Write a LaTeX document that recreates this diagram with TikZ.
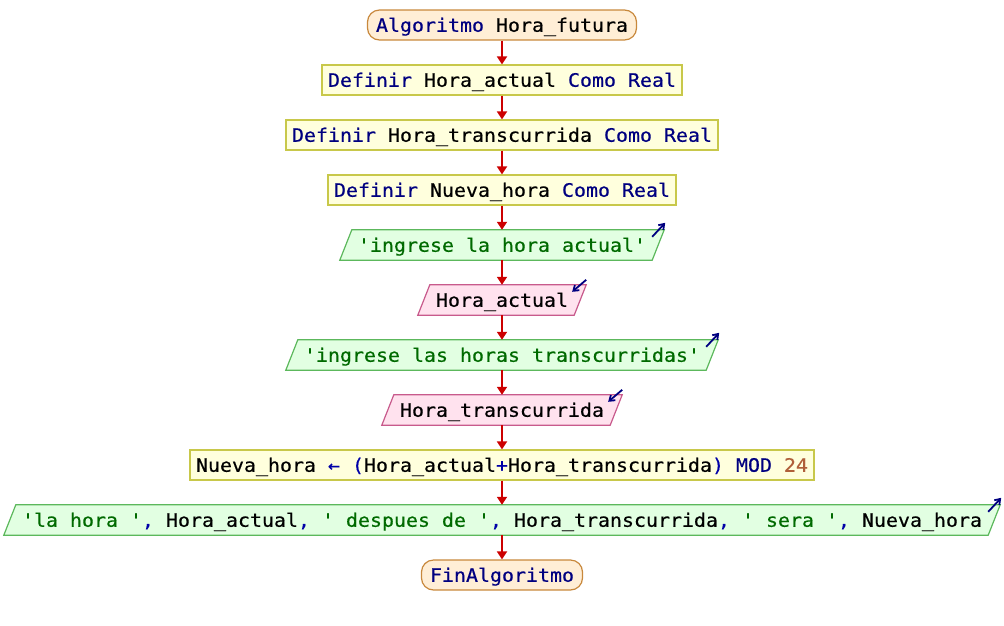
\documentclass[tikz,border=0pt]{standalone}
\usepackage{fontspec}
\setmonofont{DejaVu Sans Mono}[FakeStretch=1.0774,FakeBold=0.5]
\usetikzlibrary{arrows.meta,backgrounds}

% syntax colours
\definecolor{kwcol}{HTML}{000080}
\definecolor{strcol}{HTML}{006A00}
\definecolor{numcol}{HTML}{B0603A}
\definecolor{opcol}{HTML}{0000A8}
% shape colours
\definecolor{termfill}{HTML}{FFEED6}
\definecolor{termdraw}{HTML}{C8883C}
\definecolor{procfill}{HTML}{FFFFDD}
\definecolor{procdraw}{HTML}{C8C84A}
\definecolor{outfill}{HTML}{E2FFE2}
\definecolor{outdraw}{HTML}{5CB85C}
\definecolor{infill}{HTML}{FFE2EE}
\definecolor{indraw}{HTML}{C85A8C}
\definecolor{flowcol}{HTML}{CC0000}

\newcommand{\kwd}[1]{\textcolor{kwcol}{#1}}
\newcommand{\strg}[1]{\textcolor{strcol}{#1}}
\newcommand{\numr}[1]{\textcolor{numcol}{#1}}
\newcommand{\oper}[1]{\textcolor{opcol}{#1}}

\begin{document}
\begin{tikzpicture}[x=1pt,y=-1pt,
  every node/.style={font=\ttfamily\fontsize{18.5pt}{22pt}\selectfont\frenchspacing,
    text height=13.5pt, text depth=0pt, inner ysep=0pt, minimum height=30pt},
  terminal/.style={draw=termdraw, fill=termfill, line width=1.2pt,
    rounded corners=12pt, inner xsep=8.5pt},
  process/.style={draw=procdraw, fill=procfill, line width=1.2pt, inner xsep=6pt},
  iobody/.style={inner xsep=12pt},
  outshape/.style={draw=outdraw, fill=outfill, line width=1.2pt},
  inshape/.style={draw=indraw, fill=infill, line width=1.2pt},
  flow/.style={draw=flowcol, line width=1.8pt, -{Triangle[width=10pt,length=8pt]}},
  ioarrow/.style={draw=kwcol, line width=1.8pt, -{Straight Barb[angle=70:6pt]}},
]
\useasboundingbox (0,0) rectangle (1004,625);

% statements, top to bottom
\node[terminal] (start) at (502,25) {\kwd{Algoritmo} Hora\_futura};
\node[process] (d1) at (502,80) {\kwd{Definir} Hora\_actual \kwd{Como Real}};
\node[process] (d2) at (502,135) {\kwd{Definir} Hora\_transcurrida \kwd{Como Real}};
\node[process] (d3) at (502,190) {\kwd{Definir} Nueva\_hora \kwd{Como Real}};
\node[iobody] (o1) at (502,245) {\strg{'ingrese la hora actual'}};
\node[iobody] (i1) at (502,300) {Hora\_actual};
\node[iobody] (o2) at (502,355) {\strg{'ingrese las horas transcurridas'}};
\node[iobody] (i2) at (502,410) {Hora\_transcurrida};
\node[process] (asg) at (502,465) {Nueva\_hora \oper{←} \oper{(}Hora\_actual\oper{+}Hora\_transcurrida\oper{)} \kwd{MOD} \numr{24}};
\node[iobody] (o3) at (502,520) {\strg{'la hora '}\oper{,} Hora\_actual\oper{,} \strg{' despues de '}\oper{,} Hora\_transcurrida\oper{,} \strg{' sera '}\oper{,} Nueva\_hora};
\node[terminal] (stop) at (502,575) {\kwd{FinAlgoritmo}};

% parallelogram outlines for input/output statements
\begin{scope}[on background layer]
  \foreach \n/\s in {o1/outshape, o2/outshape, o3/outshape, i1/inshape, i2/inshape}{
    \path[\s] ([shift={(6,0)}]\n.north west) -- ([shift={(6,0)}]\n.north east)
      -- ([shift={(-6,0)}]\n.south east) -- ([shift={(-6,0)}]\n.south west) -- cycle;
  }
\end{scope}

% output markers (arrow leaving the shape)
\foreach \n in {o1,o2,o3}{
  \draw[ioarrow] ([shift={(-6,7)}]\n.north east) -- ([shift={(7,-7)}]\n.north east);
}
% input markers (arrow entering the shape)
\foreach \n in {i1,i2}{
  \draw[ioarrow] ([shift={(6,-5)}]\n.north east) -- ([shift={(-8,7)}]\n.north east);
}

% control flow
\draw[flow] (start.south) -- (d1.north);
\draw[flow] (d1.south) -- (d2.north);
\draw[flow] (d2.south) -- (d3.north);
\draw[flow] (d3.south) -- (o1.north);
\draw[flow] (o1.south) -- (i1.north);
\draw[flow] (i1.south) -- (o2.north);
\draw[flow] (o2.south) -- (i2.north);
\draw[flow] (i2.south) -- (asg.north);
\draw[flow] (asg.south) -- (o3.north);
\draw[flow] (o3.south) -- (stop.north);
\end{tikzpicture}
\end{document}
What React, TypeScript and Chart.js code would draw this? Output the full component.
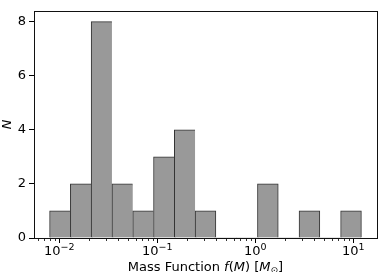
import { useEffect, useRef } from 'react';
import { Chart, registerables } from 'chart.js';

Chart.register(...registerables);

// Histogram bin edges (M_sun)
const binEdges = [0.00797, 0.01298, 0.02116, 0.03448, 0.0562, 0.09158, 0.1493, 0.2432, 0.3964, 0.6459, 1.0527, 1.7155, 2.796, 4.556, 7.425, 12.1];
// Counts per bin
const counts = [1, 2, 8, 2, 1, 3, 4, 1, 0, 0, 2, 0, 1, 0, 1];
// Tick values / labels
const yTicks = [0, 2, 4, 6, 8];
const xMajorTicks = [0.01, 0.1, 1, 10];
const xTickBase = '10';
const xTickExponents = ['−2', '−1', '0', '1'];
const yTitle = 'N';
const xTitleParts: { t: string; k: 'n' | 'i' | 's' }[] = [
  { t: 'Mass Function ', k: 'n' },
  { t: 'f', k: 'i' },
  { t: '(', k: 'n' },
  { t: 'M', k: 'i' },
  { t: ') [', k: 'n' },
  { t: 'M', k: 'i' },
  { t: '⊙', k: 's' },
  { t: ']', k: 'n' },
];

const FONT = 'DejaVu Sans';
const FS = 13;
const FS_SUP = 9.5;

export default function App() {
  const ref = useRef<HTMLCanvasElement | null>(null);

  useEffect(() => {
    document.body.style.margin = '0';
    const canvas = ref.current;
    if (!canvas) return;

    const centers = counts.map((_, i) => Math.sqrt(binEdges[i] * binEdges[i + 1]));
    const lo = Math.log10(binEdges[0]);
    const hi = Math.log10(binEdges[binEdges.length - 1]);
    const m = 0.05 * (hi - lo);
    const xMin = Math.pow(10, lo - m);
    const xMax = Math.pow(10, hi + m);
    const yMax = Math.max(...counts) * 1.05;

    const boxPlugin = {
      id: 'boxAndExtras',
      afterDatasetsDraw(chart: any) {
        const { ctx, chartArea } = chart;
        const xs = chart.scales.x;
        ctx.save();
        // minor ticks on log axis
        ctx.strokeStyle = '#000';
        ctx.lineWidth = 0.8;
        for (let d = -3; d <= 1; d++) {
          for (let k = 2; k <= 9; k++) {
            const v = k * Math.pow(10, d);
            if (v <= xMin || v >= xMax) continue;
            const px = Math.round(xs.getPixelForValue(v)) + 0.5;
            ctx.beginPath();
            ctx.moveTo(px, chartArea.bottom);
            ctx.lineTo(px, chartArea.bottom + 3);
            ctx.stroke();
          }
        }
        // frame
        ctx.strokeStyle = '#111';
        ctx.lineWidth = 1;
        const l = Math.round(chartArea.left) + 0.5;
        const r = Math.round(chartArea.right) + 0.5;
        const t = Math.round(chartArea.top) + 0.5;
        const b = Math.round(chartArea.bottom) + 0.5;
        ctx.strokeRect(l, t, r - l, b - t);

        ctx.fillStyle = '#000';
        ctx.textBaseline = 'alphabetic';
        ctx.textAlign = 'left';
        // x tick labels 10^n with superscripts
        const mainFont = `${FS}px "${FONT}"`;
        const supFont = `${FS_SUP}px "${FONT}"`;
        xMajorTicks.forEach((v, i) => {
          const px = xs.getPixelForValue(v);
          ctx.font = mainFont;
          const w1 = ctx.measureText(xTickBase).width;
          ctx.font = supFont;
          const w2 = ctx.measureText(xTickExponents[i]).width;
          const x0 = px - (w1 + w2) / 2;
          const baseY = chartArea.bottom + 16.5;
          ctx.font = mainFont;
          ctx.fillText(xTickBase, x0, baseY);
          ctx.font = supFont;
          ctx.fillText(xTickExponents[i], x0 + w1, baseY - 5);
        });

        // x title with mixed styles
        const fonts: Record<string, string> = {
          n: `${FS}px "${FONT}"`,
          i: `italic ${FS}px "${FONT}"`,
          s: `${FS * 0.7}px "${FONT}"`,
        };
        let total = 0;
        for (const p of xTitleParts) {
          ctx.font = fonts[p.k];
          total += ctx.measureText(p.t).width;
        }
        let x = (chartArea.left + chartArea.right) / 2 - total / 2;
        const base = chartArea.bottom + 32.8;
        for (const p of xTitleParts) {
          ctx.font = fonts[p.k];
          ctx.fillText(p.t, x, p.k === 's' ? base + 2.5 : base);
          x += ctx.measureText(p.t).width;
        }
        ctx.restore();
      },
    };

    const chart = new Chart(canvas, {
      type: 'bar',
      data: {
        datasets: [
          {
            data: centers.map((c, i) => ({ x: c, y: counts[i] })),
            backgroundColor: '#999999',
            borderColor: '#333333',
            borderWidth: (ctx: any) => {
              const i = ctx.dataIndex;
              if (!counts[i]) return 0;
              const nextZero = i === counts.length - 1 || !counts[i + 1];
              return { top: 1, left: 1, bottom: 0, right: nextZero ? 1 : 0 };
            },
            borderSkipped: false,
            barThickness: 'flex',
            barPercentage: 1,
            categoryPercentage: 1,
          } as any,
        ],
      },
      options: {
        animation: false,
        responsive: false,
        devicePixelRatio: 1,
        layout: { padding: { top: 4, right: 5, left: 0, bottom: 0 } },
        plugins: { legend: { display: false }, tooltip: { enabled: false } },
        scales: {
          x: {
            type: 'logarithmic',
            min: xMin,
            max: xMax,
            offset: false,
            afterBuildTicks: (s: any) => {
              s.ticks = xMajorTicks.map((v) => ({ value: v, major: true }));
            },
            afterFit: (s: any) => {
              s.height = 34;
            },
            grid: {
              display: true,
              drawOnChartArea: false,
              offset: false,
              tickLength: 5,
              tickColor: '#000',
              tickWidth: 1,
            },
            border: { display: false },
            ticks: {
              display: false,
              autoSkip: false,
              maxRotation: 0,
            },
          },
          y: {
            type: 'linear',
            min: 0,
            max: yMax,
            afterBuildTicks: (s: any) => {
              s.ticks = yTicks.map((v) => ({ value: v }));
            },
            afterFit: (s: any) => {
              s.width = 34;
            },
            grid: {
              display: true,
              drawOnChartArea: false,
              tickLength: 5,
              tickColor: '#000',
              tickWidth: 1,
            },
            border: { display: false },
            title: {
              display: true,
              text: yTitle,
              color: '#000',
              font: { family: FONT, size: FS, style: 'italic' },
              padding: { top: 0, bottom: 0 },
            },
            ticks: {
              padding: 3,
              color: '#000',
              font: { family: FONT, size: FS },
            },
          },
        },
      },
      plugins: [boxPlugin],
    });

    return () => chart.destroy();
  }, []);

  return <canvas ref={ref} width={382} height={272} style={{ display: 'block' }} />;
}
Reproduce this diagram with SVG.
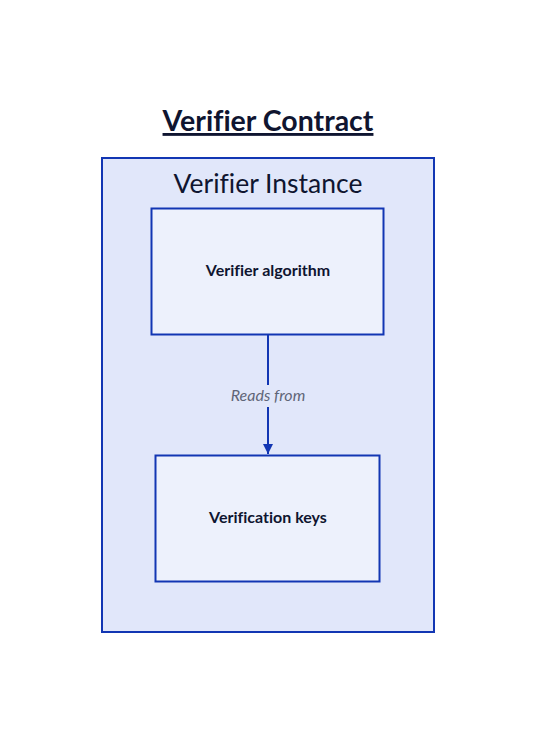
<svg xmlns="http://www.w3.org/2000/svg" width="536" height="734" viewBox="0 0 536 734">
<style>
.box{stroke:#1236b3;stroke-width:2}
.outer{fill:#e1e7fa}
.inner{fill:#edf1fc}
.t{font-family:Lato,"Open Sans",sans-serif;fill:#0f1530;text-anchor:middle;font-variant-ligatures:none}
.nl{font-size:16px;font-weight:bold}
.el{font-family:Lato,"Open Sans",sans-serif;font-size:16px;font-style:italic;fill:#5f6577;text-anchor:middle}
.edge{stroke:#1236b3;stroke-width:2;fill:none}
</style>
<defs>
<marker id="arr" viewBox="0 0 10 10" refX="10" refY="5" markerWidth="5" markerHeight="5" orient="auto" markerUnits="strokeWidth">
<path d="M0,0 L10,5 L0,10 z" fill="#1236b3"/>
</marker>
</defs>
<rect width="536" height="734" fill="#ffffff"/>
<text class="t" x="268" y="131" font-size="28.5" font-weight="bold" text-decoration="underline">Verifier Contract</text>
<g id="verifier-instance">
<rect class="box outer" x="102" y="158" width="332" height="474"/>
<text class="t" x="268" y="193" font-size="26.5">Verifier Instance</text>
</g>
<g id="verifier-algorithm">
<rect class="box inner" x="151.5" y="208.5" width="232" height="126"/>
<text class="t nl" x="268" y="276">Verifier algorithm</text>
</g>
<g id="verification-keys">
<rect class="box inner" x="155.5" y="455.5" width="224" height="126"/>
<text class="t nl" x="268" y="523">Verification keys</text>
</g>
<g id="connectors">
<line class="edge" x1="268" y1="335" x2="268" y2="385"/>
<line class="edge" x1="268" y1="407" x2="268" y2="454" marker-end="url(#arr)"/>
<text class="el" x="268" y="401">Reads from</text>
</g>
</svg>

- - -

▶ [Exercise instructions]: Copy out, exactly, every line from the one that contains "What React, TypeScript" through the one that contains "Chart.register(...registerables);". Pictures stay out of the copy.

▶ [Task response]:
What React, TypeScript and Chart.js code would draw this? Output the full component.
import { useEffect, useRef } from 'react';
import { Chart, registerables } from 'chart.js';

Chart.register(...registerables);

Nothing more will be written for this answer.